„Царь Иван Васильевич кликал клич: кто мне достанет из Вавилонского царства корону, скипетр, рук державу и книжку при них? По трое суток кликал он клич — никто не являлся. Приходит Борма-ярыжка и берется исполнить царское желание, После тридцатилетних скитаний он, наконец, возвращается к московскому государю, приносит ему Вавилонского царства корону, скипетр, рук державу и книжку и в награду просит у царя Ивана только одного: дозволь мне три года безданно, беспошлинно пить во всех кабаках‟.
Владимир Соловьев видит в этой легенде „не лишенное знаменательности заключение для обратного процесса народного сознания в сторону диких языческих идеалов‟... — Какие уж тут идеалы? А если идеалы, то почему „языческие‟? Римский сенат, бесспорно языческий и по-язычески встретивший известие о битве при Каннах, ничего ни в каком отношении не теряет по сравнению с самобытным советом рабочих и солдатских депутатов, который так дружно аплодировал сообщению о Брестском договоре.
Что до самой легенды, то она не только „не лишена знаменательности‟, но исполнена грозного смысла, раскрывшегося во всей полноте лишь в настоящие дни. Борма-ярыжка, став владыкой, осуществил давнишнюю мечту — немедленно отправился в кабак, бросив на произвол судьбы и корону, и скипетр, и рук державу, и книжку. В особенности книжку.
Да, демократической идее придется у нас пережить нелегкое время, она, по-видимому, пришла в некоторое противоречие сама с собой. Опыт нам показал, что массам в достаточной мере чуждо уважение к чужому праву, к чужой мысли, к чужой свободе.
Интеллигенция воссоздавала народ из глубин coбственного духа, вроде как Врубель писал Гамлета с самого себя. Плохо ли, хорошо ли, мы сеяли „разумное, Доброе, вечное‟. Но услышали мы в ответ не „спасибо сердечное‟, а нечто совершенно другое. Я не забуду окровавленных тел Кокошкина и Шингарева в мрачной часовне больницы. Буду вечно помнить и мучительные их похороны, глухую враждебность многотысячной петербургской толпы...
Все же это ничего не доказывает. Легко сказать „демократия обанкротилась‟. Надо бы еще „внести конкретное контрпредложение‟ — и притом контрпредложение хорошее. Его что-то не видно. Все другое обанкротилось много хуже. Не осталось более и келий для „идейных одиночек‟: со всевозможных Монбланов ныне спускаются „в долину‟ самые великолепные отшельники. Наши Штокманы и Заратустры записались в реакционные партии — только и всего. Такова старинная традиция послереволюционных периодов,
На практике у нас Бакунин временно восторжествовал над Бернштейном. Но в теории Бернштейн наголову разбил Бакунина.

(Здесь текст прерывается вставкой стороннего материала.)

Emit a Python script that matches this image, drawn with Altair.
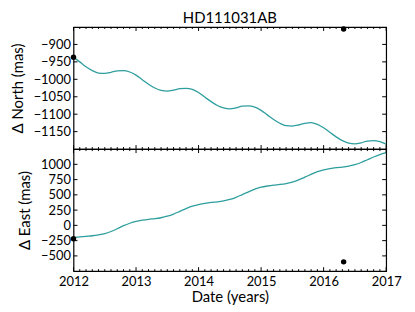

Что будет дальше, мы не знаем. Политические истины, подобно радиоактивным элементам, испускают свет лишь в течение определенного времени. Однако в свете первых тысячелетий истории пока лучший выход — демократия. В этом ее скромное оправдание. Не нужно ни поминок, ни апофеоза.
От идей той, февральской революции, нам отказываться не приходится. На трудном ее пути одни ошибались больше, другие меньше. Одни могут говорить „mea culpa‟{5}, другие „mеа maxima culpa‟{6}. Независимо от ошибок, над всеми нами тяготел неумолимо рок мировой войны. Ведь ценой Бреста могла сохранить власть и демократия. Иного теперь людей, которые „с первого дня все предвидели‟, Первый день мы вспоминаем ясно, но их предвидений решительно не помним. Нет ничего легче, чем предсказывать то, что было.